>> start RECORDS SUPPLIED
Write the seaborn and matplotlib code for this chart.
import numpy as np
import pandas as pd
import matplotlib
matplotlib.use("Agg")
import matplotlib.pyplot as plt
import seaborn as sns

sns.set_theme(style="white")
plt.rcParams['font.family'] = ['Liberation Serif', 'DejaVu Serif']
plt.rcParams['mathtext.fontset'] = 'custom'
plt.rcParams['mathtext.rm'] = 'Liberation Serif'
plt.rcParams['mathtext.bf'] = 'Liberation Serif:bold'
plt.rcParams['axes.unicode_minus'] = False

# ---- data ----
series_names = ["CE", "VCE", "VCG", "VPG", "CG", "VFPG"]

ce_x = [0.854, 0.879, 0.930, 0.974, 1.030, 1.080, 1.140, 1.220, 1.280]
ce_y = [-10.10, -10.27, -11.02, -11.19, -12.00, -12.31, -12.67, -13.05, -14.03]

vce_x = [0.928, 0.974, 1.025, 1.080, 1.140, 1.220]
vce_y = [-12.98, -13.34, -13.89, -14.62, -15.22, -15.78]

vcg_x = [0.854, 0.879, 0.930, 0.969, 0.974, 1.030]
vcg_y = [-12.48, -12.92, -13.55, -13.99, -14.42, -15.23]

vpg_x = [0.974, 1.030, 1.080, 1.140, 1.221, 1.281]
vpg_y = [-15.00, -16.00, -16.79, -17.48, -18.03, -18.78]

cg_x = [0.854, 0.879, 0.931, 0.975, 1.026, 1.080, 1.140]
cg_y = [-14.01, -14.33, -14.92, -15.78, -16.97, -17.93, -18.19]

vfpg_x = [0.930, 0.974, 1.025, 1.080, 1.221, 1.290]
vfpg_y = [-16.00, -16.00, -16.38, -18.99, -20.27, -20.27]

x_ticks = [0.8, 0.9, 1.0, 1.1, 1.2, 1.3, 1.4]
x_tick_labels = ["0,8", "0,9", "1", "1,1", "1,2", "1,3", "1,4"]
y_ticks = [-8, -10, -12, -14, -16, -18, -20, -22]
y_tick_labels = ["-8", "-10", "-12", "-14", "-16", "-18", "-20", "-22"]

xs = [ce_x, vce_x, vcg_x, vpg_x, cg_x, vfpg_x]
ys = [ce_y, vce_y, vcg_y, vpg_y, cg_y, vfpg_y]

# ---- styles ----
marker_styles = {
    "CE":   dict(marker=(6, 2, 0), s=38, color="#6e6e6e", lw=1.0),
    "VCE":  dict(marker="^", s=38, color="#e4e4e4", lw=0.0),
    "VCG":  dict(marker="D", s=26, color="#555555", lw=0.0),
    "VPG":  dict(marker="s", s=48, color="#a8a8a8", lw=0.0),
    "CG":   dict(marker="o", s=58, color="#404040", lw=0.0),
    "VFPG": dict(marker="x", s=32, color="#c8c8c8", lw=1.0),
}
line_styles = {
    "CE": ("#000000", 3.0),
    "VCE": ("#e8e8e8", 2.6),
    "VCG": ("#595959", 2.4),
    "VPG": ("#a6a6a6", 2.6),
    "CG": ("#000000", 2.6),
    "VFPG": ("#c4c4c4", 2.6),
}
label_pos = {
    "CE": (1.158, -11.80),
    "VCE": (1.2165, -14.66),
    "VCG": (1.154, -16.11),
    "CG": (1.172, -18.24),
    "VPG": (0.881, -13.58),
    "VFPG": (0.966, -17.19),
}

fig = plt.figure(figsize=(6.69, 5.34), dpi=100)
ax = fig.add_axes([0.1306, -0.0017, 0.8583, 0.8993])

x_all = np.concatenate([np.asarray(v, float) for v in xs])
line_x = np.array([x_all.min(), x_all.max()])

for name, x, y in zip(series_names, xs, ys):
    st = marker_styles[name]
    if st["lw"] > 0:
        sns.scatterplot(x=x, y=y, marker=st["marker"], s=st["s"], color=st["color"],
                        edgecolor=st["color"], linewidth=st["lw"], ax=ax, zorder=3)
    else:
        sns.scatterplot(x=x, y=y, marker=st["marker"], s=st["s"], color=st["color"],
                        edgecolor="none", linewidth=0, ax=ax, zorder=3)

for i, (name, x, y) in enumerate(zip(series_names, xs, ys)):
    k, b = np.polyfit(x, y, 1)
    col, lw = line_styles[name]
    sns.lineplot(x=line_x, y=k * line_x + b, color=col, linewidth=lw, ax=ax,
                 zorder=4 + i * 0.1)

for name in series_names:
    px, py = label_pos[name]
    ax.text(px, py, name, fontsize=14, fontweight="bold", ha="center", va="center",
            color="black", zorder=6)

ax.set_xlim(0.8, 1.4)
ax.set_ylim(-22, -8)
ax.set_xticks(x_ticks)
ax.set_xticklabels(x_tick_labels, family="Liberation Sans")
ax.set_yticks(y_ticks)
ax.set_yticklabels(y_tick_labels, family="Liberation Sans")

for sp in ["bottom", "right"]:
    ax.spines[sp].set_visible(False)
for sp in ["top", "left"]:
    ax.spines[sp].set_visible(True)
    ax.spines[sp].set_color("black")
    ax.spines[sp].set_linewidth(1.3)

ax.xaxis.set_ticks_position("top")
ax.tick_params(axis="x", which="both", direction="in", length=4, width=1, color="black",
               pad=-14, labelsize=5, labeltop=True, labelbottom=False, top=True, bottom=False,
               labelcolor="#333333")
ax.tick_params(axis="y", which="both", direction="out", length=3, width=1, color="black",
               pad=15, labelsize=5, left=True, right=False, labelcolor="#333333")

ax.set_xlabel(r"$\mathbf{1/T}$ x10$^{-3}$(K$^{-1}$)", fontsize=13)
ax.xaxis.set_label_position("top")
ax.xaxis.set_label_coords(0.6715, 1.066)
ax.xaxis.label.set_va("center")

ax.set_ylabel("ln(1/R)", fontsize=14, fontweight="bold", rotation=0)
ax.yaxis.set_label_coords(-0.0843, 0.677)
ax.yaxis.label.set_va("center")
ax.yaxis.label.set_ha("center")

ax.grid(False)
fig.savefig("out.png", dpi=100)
>> end RECORDS SUPPLIED
>> start RECORDS SUPPLIED
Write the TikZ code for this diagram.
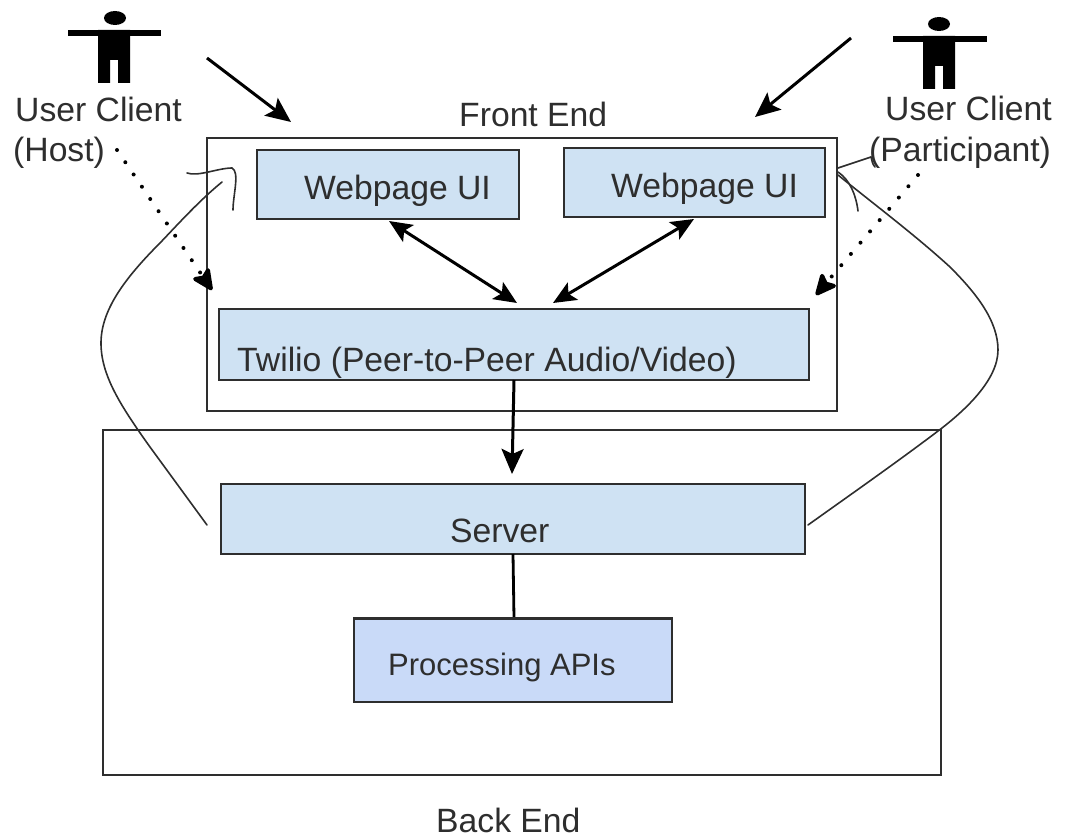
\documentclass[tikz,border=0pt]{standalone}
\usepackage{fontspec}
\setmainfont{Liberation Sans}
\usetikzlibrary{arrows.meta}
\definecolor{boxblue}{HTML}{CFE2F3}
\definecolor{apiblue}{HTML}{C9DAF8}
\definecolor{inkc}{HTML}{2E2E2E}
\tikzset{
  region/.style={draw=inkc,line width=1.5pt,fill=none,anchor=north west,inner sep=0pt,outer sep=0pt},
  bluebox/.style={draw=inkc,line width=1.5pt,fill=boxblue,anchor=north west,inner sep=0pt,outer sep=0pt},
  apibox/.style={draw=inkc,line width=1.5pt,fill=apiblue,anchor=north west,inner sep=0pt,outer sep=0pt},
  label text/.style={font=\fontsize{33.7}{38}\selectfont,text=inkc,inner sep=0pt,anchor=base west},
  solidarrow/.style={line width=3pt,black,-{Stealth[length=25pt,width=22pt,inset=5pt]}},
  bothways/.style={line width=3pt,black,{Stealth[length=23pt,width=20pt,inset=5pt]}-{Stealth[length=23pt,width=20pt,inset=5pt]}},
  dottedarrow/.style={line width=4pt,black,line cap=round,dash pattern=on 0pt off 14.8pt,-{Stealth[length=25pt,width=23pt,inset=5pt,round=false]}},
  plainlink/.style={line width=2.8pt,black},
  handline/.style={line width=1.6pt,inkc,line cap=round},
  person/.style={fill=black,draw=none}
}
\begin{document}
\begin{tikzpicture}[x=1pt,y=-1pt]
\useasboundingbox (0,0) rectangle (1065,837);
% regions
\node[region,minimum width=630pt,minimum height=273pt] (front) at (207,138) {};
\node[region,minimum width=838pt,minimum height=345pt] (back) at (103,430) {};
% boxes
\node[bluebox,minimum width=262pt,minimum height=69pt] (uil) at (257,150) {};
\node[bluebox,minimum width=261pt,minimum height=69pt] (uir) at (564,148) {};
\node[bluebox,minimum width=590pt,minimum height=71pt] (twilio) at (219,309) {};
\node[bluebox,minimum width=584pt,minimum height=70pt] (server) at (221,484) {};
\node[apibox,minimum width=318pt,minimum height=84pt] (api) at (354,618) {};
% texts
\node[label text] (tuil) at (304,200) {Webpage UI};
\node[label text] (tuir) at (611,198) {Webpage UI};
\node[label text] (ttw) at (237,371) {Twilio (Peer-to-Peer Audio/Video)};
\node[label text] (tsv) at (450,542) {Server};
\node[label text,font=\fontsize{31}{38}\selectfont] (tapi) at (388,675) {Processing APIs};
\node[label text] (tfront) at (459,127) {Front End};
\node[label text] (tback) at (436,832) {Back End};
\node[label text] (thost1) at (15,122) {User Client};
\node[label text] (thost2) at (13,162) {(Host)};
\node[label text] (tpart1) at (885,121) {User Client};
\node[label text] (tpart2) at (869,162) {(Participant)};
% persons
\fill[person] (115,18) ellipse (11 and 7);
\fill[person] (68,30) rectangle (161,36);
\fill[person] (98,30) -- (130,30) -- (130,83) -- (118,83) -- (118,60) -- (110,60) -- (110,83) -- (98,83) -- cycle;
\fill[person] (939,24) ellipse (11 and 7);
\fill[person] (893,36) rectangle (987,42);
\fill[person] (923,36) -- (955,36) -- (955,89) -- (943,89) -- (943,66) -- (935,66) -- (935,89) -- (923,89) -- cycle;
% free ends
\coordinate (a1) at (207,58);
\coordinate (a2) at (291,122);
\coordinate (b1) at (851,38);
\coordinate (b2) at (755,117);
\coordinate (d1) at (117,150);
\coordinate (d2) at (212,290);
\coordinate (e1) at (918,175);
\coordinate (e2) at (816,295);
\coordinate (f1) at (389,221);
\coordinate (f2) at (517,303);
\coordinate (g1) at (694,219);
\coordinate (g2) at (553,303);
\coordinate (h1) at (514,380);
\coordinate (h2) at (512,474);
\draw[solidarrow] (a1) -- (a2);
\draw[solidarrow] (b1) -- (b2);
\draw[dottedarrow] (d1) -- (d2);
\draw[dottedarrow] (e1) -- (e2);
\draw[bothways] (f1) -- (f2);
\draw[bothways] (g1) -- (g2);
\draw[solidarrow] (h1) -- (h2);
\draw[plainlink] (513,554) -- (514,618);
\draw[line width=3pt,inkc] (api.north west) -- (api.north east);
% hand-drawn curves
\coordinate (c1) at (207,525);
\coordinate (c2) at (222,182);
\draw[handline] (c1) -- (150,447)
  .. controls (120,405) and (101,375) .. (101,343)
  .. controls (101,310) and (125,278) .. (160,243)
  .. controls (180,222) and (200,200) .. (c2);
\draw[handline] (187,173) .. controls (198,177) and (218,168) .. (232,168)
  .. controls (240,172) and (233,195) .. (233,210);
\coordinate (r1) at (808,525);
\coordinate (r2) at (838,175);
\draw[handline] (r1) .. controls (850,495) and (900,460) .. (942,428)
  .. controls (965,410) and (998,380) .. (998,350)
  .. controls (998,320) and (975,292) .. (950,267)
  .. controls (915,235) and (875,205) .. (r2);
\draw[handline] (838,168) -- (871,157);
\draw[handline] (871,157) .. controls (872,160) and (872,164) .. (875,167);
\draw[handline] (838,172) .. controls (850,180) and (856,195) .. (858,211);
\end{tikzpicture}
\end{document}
>> end RECORDS SUPPLIED
--- WRITTEN REQUEST ---
Of all the lines above, how many contain the word "Write"? Answer with only the number.

--- RESULT FOR THIS EXERCISE ---
2